§ **What the task asks**: Set down each line of the material that follows, exactly, with no pictures.

§ **Information supplied**:
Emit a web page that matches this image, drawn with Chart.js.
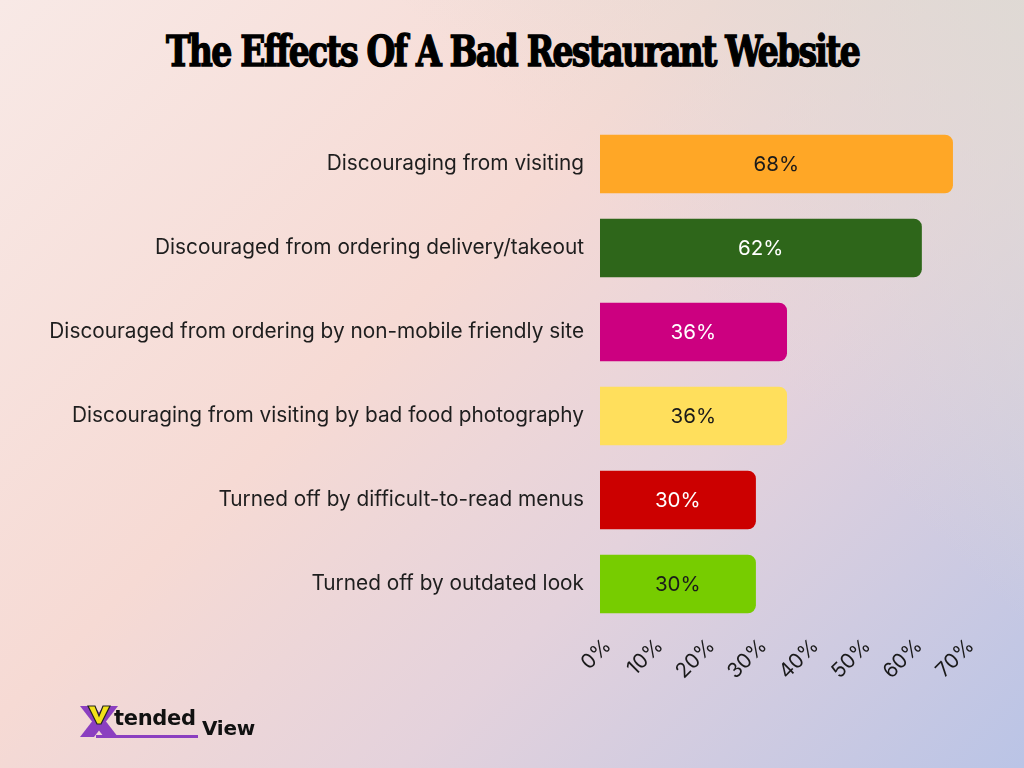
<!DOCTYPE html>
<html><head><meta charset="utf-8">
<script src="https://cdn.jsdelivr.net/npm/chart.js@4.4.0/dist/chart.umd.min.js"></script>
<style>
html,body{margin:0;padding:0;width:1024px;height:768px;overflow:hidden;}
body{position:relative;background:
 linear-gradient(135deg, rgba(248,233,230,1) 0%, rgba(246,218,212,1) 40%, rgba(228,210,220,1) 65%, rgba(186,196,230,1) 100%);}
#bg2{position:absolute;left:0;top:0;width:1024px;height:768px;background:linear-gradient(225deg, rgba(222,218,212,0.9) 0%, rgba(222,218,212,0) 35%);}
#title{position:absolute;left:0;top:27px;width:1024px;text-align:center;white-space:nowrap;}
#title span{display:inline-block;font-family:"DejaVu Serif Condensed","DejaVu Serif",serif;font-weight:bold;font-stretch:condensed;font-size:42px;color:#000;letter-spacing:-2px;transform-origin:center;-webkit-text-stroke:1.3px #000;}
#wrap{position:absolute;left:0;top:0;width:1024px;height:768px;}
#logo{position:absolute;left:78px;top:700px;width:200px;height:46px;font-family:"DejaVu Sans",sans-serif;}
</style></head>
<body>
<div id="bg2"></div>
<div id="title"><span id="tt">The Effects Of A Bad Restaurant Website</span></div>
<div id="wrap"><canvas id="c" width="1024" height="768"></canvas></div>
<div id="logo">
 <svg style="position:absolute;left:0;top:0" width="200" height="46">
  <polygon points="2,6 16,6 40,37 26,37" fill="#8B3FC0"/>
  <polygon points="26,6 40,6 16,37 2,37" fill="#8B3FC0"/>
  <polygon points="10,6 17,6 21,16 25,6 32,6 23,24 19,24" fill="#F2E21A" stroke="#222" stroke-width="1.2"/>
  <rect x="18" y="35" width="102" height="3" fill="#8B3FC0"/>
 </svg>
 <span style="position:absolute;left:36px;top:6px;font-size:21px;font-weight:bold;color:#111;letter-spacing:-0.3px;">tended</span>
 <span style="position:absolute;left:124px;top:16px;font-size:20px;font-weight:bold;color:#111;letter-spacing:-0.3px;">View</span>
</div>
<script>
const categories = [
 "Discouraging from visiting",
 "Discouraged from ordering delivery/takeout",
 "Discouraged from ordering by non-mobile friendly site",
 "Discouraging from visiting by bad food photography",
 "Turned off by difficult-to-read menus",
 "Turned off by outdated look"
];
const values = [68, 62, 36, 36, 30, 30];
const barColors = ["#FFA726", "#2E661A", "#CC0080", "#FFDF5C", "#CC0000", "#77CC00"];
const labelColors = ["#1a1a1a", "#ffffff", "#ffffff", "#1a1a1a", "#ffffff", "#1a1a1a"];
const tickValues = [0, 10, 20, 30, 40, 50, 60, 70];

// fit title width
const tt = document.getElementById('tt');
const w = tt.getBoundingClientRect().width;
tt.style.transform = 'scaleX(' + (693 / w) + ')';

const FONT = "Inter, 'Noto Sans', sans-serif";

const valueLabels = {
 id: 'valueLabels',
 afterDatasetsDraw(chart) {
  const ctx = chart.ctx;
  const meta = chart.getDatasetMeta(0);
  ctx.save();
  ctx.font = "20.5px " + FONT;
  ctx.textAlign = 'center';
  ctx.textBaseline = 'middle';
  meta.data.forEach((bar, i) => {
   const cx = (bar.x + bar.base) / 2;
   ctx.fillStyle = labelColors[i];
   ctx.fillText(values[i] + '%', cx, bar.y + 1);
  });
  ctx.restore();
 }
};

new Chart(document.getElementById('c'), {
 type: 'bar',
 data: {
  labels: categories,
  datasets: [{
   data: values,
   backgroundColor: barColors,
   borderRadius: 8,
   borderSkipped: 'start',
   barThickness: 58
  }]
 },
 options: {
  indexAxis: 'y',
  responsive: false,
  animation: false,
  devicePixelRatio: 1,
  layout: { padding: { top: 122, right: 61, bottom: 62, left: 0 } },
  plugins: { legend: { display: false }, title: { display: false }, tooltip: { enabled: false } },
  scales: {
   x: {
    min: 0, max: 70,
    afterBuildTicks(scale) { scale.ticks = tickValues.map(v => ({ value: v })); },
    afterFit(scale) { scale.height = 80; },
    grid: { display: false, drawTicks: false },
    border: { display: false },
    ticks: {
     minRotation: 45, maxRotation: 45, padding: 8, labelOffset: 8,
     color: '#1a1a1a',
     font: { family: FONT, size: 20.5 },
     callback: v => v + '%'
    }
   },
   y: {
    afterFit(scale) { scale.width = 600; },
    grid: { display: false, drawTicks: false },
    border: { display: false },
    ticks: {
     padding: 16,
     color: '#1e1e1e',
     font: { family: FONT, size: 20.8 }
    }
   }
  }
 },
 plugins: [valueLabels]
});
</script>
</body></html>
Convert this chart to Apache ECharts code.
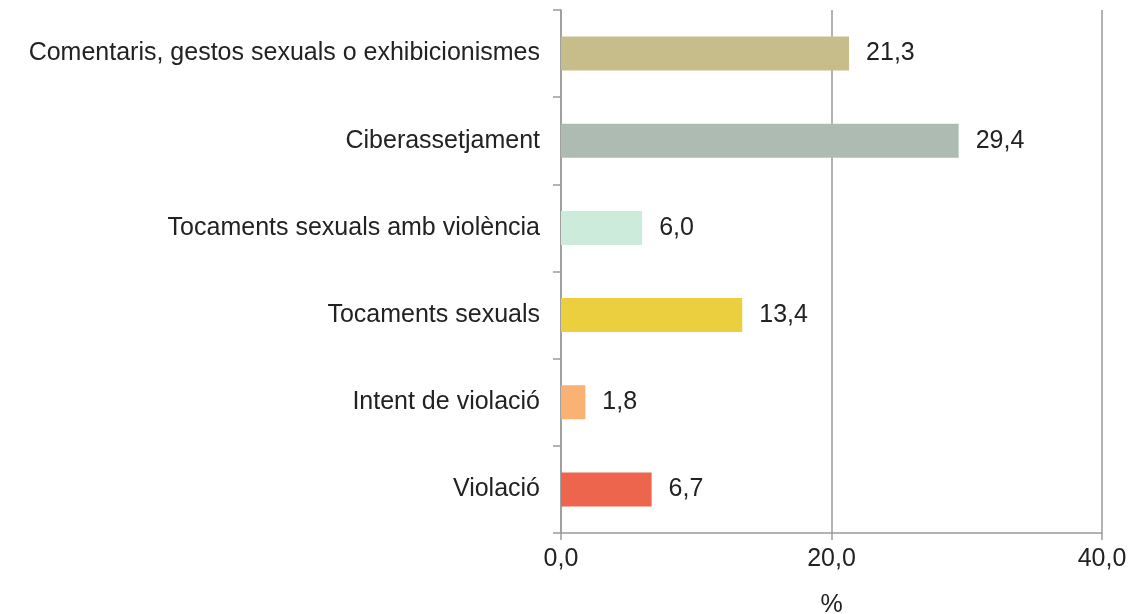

§ **Final answer**:
Emit a web page that matches this image, drawn with Chart.js.
<!DOCTYPE html>
<html><head><meta charset="utf-8">
<script src="https://cdn.jsdelivr.net/npm/chart.js@4.4.0/dist/chart.umd.min.js"></script>
<style>
html,body{margin:0;padding:0;width:1024px;height:768px;overflow:hidden;}
body{position:relative;background:
 linear-gradient(135deg, rgba(248,233,230,1) 0%, rgba(246,218,212,1) 40%, rgba(228,210,220,1) 65%, rgba(186,196,230,1) 100%);}
#bg2{position:absolute;left:0;top:0;width:1024px;height:768px;background:linear-gradient(225deg, rgba(222,218,212,0.9) 0%, rgba(222,218,212,0) 35%);}
#title{position:absolute;left:0;top:27px;width:1024px;text-align:center;white-space:nowrap;}
#title span{display:inline-block;font-family:"DejaVu Serif Condensed","DejaVu Serif",serif;font-weight:bold;font-stretch:condensed;font-size:42px;color:#000;letter-spacing:-2px;transform-origin:center;-webkit-text-stroke:1.3px #000;}
#wrap{position:absolute;left:0;top:0;width:1024px;height:768px;}
#logo{position:absolute;left:78px;top:700px;width:200px;height:46px;font-family:"DejaVu Sans",sans-serif;}
</style></head>
<body>
<div id="bg2"></div>
<div id="title"><span id="tt">The Effects Of A Bad Restaurant Website</span></div>
<div id="wrap"><canvas id="c" width="1024" height="768"></canvas></div>
<div id="logo">
 <svg style="position:absolute;left:0;top:0" width="200" height="46">
  <polygon points="2,6 16,6 40,37 26,37" fill="#8B3FC0"/>
  <polygon points="26,6 40,6 16,37 2,37" fill="#8B3FC0"/>
  <polygon points="10,6 17,6 21,16 25,6 32,6 23,24 19,24" fill="#F2E21A" stroke="#222" stroke-width="1.2"/>
  <rect x="18" y="35" width="102" height="3" fill="#8B3FC0"/>
 </svg>
 <span style="position:absolute;left:36px;top:6px;font-size:21px;font-weight:bold;color:#111;letter-spacing:-0.3px;">tended</span>
 <span style="position:absolute;left:124px;top:16px;font-size:20px;font-weight:bold;color:#111;letter-spacing:-0.3px;">View</span>
</div>
<script>
const categories = [
 "Discouraging from visiting",
 "Discouraged from ordering delivery/takeout",
 "Discouraged from ordering by non-mobile friendly site",
 "Discouraging from visiting by bad food photography",
 "Turned off by difficult-to-read menus",
 "Turned off by outdated look"
];
const values = [68, 62, 36, 36, 30, 30];
const barColors = ["#FFA726", "#2E661A", "#CC0080", "#FFDF5C", "#CC0000", "#77CC00"];
const labelColors = ["#1a1a1a", "#ffffff", "#ffffff", "#1a1a1a", "#ffffff", "#1a1a1a"];
const tickValues = [0, 10, 20, 30, 40, 50, 60, 70];

// fit title width
const tt = document.getElementById('tt');
const w = tt.getBoundingClientRect().width;
tt.style.transform = 'scaleX(' + (693 / w) + ')';

const FONT = "Inter, 'Noto Sans', sans-serif";

const valueLabels = {
 id: 'valueLabels',
 afterDatasetsDraw(chart) {
  const ctx = chart.ctx;
  const meta = chart.getDatasetMeta(0);
  ctx.save();
  ctx.font = "20.5px " + FONT;
  ctx.textAlign = 'center';
  ctx.textBaseline = 'middle';
  meta.data.forEach((bar, i) => {
   const cx = (bar.x + bar.base) / 2;
   ctx.fillStyle = labelColors[i];
   ctx.fillText(values[i] + '%', cx, bar.y + 1);
  });
  ctx.restore();
 }
};

new Chart(document.getElementById('c'), {
 type: 'bar',
 data: {
  labels: categories,
  datasets: [{
   data: values,
   backgroundColor: barColors,
   borderRadius: 8,
   borderSkipped: 'start',
   barThickness: 58
  }]
 },
 options: {
  indexAxis: 'y',
  responsive: false,
  animation: false,
  devicePixelRatio: 1,
  layout: { padding: { top: 122, right: 61, bottom: 62, left: 0 } },
  plugins: { legend: { display: false }, title: { display: false }, tooltip: { enabled: false } },
  scales: {
   x: {
    min: 0, max: 70,
    afterBuildTicks(scale) { scale.ticks = tickValues.map(v => ({ value: v })); },
    afterFit(scale) { scale.height = 80; },
    grid: { display: false, drawTicks: false },
    border: { display: false },
    ticks: {
     minRotation: 45, maxRotation: 45, padding: 8, labelOffset: 8,
     color: '#1a1a1a',
     font: { family: FONT, size: 20.5 },
     callback: v => v + '%'
    }
   },
   y: {
    afterFit(scale) { scale.width = 600; },
    grid: { display: false, drawTicks: false },
    border: { display: false },
    ticks: {
     padding: 16,
     color: '#1e1e1e',
     font: { family: FONT, size: 20.8 }
    }
   }
  }
 },
 plugins: [valueLabels]
});
</script>
</body></html>
Convert this chart to Apache ECharts code.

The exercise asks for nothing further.